## What you need to do
Every line below that mentions the word "this" should be copied out.

## Given entries
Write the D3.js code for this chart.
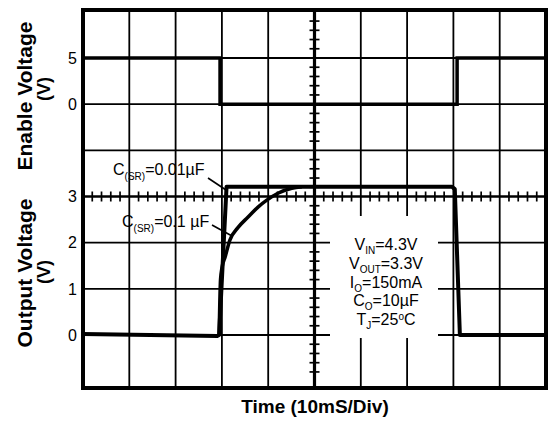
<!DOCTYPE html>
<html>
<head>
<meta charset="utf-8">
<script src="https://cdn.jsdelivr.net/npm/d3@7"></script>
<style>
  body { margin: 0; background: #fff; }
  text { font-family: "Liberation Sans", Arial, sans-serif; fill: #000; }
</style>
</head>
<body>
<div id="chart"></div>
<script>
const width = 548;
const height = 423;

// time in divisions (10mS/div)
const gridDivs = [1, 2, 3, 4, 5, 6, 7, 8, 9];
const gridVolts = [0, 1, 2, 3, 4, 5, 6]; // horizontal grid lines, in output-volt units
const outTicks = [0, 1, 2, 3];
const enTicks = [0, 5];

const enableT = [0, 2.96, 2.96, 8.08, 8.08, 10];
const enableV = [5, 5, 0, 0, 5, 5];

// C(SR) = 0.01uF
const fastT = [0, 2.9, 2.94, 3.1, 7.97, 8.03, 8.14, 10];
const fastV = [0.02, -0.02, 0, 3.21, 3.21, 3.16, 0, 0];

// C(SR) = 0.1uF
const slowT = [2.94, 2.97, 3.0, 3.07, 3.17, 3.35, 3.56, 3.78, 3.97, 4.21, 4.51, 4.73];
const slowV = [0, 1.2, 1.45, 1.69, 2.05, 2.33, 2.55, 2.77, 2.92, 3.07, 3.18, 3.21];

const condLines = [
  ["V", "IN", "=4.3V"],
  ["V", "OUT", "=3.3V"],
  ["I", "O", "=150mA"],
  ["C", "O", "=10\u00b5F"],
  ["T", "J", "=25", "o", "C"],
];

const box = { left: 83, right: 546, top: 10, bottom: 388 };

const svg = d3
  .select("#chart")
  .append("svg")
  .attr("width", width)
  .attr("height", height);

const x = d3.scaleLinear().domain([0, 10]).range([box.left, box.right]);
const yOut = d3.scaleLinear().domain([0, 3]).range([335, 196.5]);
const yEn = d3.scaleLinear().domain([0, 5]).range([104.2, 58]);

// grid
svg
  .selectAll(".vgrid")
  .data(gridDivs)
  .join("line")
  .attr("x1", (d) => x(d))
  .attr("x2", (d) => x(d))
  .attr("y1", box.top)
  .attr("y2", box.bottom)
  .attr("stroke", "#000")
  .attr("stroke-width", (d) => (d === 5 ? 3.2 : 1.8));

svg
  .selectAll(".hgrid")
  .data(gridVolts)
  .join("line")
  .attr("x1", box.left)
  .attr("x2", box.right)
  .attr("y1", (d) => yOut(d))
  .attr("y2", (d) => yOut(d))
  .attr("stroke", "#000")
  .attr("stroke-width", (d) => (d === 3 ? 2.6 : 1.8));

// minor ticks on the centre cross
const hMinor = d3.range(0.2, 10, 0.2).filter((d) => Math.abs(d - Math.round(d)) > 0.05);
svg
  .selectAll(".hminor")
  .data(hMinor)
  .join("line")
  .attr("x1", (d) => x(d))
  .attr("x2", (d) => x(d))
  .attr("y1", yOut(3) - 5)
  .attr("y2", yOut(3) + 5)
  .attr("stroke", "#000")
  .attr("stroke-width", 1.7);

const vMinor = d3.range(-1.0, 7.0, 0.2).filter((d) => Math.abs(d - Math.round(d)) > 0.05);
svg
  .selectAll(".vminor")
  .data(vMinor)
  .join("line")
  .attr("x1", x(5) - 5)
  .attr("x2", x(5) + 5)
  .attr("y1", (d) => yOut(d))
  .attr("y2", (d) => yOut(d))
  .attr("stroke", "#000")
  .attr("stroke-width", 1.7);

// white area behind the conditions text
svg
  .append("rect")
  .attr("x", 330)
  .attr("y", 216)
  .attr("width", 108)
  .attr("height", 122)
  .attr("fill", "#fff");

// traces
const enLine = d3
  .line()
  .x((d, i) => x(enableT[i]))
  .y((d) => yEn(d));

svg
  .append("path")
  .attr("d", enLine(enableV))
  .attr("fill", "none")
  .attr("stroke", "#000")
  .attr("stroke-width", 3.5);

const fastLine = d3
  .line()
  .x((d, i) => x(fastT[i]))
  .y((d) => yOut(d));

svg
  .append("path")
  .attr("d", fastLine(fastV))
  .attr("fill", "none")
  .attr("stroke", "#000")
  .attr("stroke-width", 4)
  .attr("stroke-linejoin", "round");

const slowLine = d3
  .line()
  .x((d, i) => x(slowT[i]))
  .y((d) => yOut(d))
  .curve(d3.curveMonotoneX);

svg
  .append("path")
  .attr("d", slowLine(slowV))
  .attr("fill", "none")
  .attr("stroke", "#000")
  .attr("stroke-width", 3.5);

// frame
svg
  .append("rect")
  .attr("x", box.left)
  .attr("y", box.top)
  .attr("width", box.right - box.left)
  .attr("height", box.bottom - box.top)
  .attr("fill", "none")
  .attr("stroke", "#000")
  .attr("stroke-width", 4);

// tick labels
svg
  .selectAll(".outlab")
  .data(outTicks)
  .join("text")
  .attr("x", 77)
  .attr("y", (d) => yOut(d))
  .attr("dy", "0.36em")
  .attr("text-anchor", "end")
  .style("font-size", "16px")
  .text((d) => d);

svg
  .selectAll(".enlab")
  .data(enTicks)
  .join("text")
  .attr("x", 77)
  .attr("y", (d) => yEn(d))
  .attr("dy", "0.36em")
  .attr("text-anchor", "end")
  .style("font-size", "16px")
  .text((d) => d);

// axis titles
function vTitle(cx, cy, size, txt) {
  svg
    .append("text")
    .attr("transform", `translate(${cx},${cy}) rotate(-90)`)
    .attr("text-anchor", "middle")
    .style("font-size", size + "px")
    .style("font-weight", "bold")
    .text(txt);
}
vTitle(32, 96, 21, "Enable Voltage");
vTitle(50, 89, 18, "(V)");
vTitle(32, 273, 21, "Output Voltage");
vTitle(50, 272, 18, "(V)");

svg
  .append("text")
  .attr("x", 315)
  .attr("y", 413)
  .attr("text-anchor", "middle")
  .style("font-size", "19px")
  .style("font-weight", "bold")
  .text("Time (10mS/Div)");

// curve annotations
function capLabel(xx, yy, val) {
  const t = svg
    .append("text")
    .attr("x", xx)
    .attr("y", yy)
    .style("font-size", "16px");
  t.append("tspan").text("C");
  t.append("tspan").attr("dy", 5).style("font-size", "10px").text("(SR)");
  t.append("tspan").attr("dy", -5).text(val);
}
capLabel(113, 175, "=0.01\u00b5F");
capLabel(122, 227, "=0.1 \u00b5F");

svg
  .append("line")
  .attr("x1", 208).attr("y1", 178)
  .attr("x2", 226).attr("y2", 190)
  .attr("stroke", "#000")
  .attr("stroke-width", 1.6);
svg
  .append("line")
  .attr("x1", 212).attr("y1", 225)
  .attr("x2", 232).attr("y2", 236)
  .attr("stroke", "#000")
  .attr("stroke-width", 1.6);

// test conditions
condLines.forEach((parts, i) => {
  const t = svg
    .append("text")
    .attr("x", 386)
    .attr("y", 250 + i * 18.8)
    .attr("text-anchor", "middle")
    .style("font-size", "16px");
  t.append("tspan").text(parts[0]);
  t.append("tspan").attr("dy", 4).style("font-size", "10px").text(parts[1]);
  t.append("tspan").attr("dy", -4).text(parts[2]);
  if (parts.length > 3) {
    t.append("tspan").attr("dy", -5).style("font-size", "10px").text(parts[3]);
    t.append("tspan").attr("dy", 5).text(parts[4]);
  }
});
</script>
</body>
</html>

--

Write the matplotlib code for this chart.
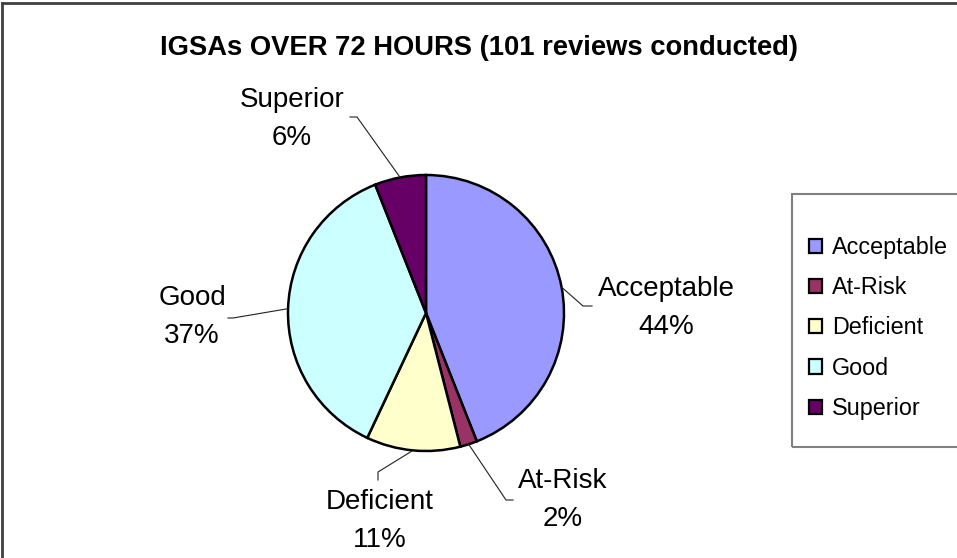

## Written response
Write the D3.js code for this chart.
Write the matplotlib code for this chart.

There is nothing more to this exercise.